**WHAT IS ASKED:**
Quote every line as written. Omit pictures.
* Start DATA BLOCK *
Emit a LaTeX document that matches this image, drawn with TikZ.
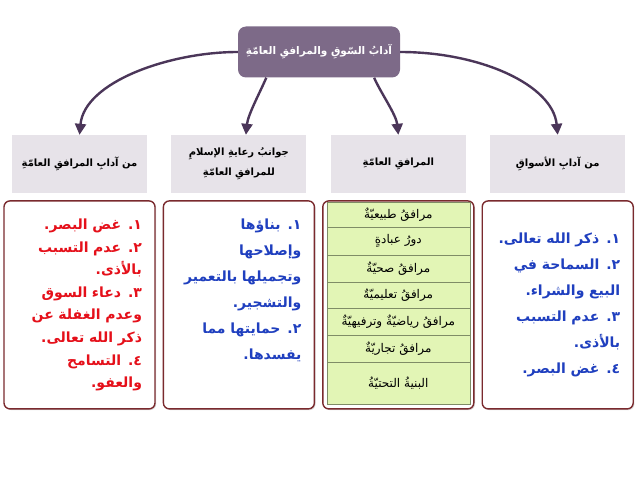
\documentclass[tikz,border=0pt]{standalone}
\usepackage{fontspec}
\newfontfamily\arabicfont[Script=Arabic]{DejaVu Sans}
\TeXXeTstate=1
\usetikzlibrary{positioning,arrows.meta,shadows}
\newcommand{\ar}[1]{\beginR#1\endR}
\definecolor{titlepurple}{HTML}{7D6A88}
\definecolor{arrowpurple}{HTML}{4B3659}
\definecolor{headgray}{HTML}{E7E3E9}
\definecolor{boxborder}{HTML}{7A2A2E}
\definecolor{itemred}{HTML}{E5101A}
\definecolor{itemblue}{HTML}{1F3FBF}
\definecolor{rowgreen}{HTML}{E2F5B5}
\definecolor{rowline}{HTML}{7F8C66}

\begin{document}
\begin{tikzpicture}[x=1pt, y=1pt, node distance=24pt]
  \tikzstyle{title} = [rectangle, rounded corners=8pt, fill=titlepurple,
  text=white, minimum width=162pt, minimum height=51pt, inner xsep=4pt,
  font=\arabicfont\bfseries\fontsize{10.5}{14}\selectfont]
  \tikzstyle{head} = [rectangle, fill=headgray, minimum width=135pt,
  minimum height=58pt, align=center,
  font=\arabicfont\bfseries\fontsize{10}{20}\selectfont]
  \tikzstyle{card} = [rectangle, rounded corners=6pt, draw=boxborder,
  line width=1.4pt, fill=white, minimum height=208pt, text width=125pt,
  inner xsep=13pt, align=right,
  drop shadow={shadow xshift=1.2pt, shadow yshift=-1.2pt, opacity=0.3},
  font=\arabicfont\bfseries\fontsize{14}{26}\selectfont]
  \tikzstyle{row} = [rectangle, draw=rowline, fill=rowgreen,
  minimum width=143pt, outer sep=0pt, inner sep=0pt,
  font=\arabicfont\fontsize{12}{14}\selectfont]
  \tikzstyle{link} = [-{Triangle[width=11pt, length=11pt]},
  draw=arrowpurple, line width=2.4pt]

  \useasboundingbox (0,0) rectangle (640,480);

  % Define nodes
  \node[title] (top) at (319,428) {\ar{آدابُ السّوقِ والمرافقِ العامّةِ}};

  \node[head] (h1) at (79.5,316) {\ar{من آدابِ المرافقِ العامّةِ}};
  \node[head, right=of h1] (h2) {\ar{جوانبُ رعايةِ الإسلامِ}\\\ar{للمرافقِ العامّةِ}};
  \node[head, right=of h2] (h3) {\ar{المرافقِ العامّةِ}};
  \node[head, right=of h3] (h4) {\ar{من آدابِ الأسواقِ}};

  \node[card, text=itemred, below=7pt of h1,
  font=\arabicfont\bfseries\fontsize{14}{22.6}\selectfont] (c1) {%
    \ar{١. غض البصر.}\\
    \ar{٢. عدم التسبب}\\
    \ar{بالأذى.}\\
    \ar{٣. دعاء السوق}\\
    \ar{وعدم الغفلة عن}\\
    \ar{ذكر الله تعالى.}\\
    \ar{٤. التسامح}\\
    \ar{والعفو.}};
  \node[card, text=itemblue, text depth=162pt, below=7pt of h2] (c2) {%
    \ar{١. بناؤها}\\
    \ar{وإصلاحها}\\
    \ar{وتجميلها بالتعمير}\\
    \ar{والتشجير.}\\
    \ar{٢. حمايتها مما}\\
    \ar{يفسدها.}};
  \node[card, below=7pt of h3] (c3) {};
  \node[card, text=itemblue, below=7pt of h4] (c4) {%
    \ar{١. ذكر الله تعالى.}\\
    \ar{٢. السماحة في}\\
    \ar{البيع والشراء.}\\
    \ar{٣. عدم التسبب}\\
    \ar{بالأذى.}\\
    \ar{٤. غض البصر.}};

  % table of facilities
  \node[row, minimum height=25pt, anchor=north] (r1) at ([yshift=-2pt]c3.north) {\ar{مرافقُ طبيعيّةٌ}};
  \node[row, minimum height=28pt, below=0pt of r1] (r2) {\ar{دورُ عبادةٍ}};
  \node[row, minimum height=27pt, below=0pt of r2] (r3) {\ar{مرافقُ صحيّةٌ}};
  \node[row, minimum height=26pt, below=0pt of r3] (r4) {\ar{مرافقُ تعليميّةٌ}};
  \node[row, minimum height=27pt, below=0pt of r4] (r5) {\ar{مرافقُ رياضيّةٌ وترفيهيّةٌ}};
  \node[row, minimum height=27pt, below=0pt of r5] (r6) {\ar{مرافقُ تجاريّةٌ}};
  \node[row, minimum height=42pt, below=0pt of r6] (r7) {\ar{البنيةُ التحتيّةُ}};

  \draw[link] (top.west) .. controls +(-68,0) and +(5,53) .. (h1.north);
  \draw[link] (top.206) .. controls +(-6,-14) and +(2,20) .. ([xshift=7pt]h2.north);
  \draw[link] (top.335) .. controls +(6,-14) and +(-2,20) .. (h3.north);
  \draw[link] (top.east) .. controls +(80,0) and +(-5,50) .. (h4.north);
\end{tikzpicture}
\end{document}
* End DATA BLOCK *
**TASK OUTPUT:**
Emit a LaTeX document that matches this image, drawn with TikZ.
\documentclass[tikz,border=0pt]{standalone}
\usepackage{fontspec}
\newfontfamily\arabicfont[Script=Arabic]{DejaVu Sans}
\TeXXeTstate=1
\usetikzlibrary{positioning,arrows.meta,shadows}
\newcommand{\ar}[1]{\beginR#1\endR}
\definecolor{titlepurple}{HTML}{7D6A88}
\definecolor{arrowpurple}{HTML}{4B3659}
\definecolor{headgray}{HTML}{E7E3E9}
\definecolor{boxborder}{HTML}{7A2A2E}
\definecolor{itemred}{HTML}{E5101A}
\definecolor{itemblue}{HTML}{1F3FBF}
\definecolor{rowgreen}{HTML}{E2F5B5}
\definecolor{rowline}{HTML}{7F8C66}

\begin{document}
\begin{tikzpicture}[x=1pt, y=1pt, node distance=24pt]
  \tikzstyle{title} = [rectangle, rounded corners=8pt, fill=titlepurple,
  text=white, minimum width=162pt, minimum height=51pt, inner xsep=4pt,
  font=\arabicfont\bfseries\fontsize{10.5}{14}\selectfont]
  \tikzstyle{head} = [rectangle, fill=headgray, minimum width=135pt,
  minimum height=58pt, align=center,
  font=\arabicfont\bfseries\fontsize{10}{20}\selectfont]
  \tikzstyle{card} = [rectangle, rounded corners=6pt, draw=boxborder,
  line width=1.4pt, fill=white, minimum height=208pt, text width=125pt,
  inner xsep=13pt, align=right,
  drop shadow={shadow xshift=1.2pt, shadow yshift=-1.2pt, opacity=0.3},
  font=\arabicfont\bfseries\fontsize{14}{26}\selectfont]
  \tikzstyle{row} = [rectangle, draw=rowline, fill=rowgreen,
  minimum width=143pt, outer sep=0pt, inner sep=0pt,
  font=\arabicfont\fontsize{12}{14}\selectfont]
  \tikzstyle{link} = [-{Triangle[width=11pt, length=11pt]},
  draw=arrowpurple, line width=2.4pt]

  \useasboundingbox (0,0) rectangle (640,480);

  % Define nodes
  \node[title] (top) at (319,428) {\ar{آدابُ السّوقِ والمرافقِ العامّةِ}};

  \node[head] (h1) at (79.5,316) {\ar{من آدابِ المرافقِ العامّةِ}};
  \node[head, right=of h1] (h2) {\ar{جوانبُ رعايةِ الإسلامِ}\\\ar{للمرافقِ العامّةِ}};
  \node[head, right=of h2] (h3) {\ar{المرافقِ العامّةِ}};
  \node[head, right=of h3] (h4) {\ar{من آدابِ الأسواقِ}};

  \node[card, text=itemred, below=7pt of h1,
  font=\arabicfont\bfseries\fontsize{14}{22.6}\selectfont] (c1) {%
    \ar{١. غض البصر.}\\
    \ar{٢. عدم التسبب}\\
    \ar{بالأذى.}\\
    \ar{٣. دعاء السوق}\\
    \ar{وعدم الغفلة عن}\\
    \ar{ذكر الله تعالى.}\\
    \ar{٤. التسامح}\\
    \ar{والعفو.}};
  \node[card, text=itemblue, text depth=162pt, below=7pt of h2] (c2) {%
    \ar{١. بناؤها}\\
    \ar{وإصلاحها}\\
    \ar{وتجميلها بالتعمير}\\
    \ar{والتشجير.}\\
    \ar{٢. حمايتها مما}\\
    \ar{يفسدها.}};
  \node[card, below=7pt of h3] (c3) {};
  \node[card, text=itemblue, below=7pt of h4] (c4) {%
    \ar{١. ذكر الله تعالى.}\\
    \ar{٢. السماحة في}\\
    \ar{البيع والشراء.}\\
    \ar{٣. عدم التسبب}\\
    \ar{بالأذى.}\\
    \ar{٤. غض البصر.}};

  % table of facilities
  \node[row, minimum height=25pt, anchor=north] (r1) at ([yshift=-2pt]c3.north) {\ar{مرافقُ طبيعيّةٌ}};
  \node[row, minimum height=28pt, below=0pt of r1] (r2) {\ar{دورُ عبادةٍ}};
  \node[row, minimum height=27pt, below=0pt of r2] (r3) {\ar{مرافقُ صحيّةٌ}};
  \node[row, minimum height=26pt, below=0pt of r3] (r4) {\ar{مرافقُ تعليميّةٌ}};
  \node[row, minimum height=27pt, below=0pt of r4] (r5) {\ar{مرافقُ رياضيّةٌ وترفيهيّةٌ}};
  \node[row, minimum height=27pt, below=0pt of r5] (r6) {\ar{مرافقُ تجاريّةٌ}};
  \node[row, minimum height=42pt, below=0pt of r6] (r7) {\ar{البنيةُ التحتيّةُ}};

  \draw[link] (top.west) .. controls +(-68,0) and +(5,53) .. (h1.north);
  \draw[link] (top.206) .. controls +(-6,-14) and +(2,20) .. ([xshift=7pt]h2.north);
  \draw[link] (top.335) .. controls +(6,-14) and +(-2,20) .. (h3.north);
  \draw[link] (top.east) .. controls +(80,0) and +(-5,50) .. (h4.north);
\end{tikzpicture}
\end{document}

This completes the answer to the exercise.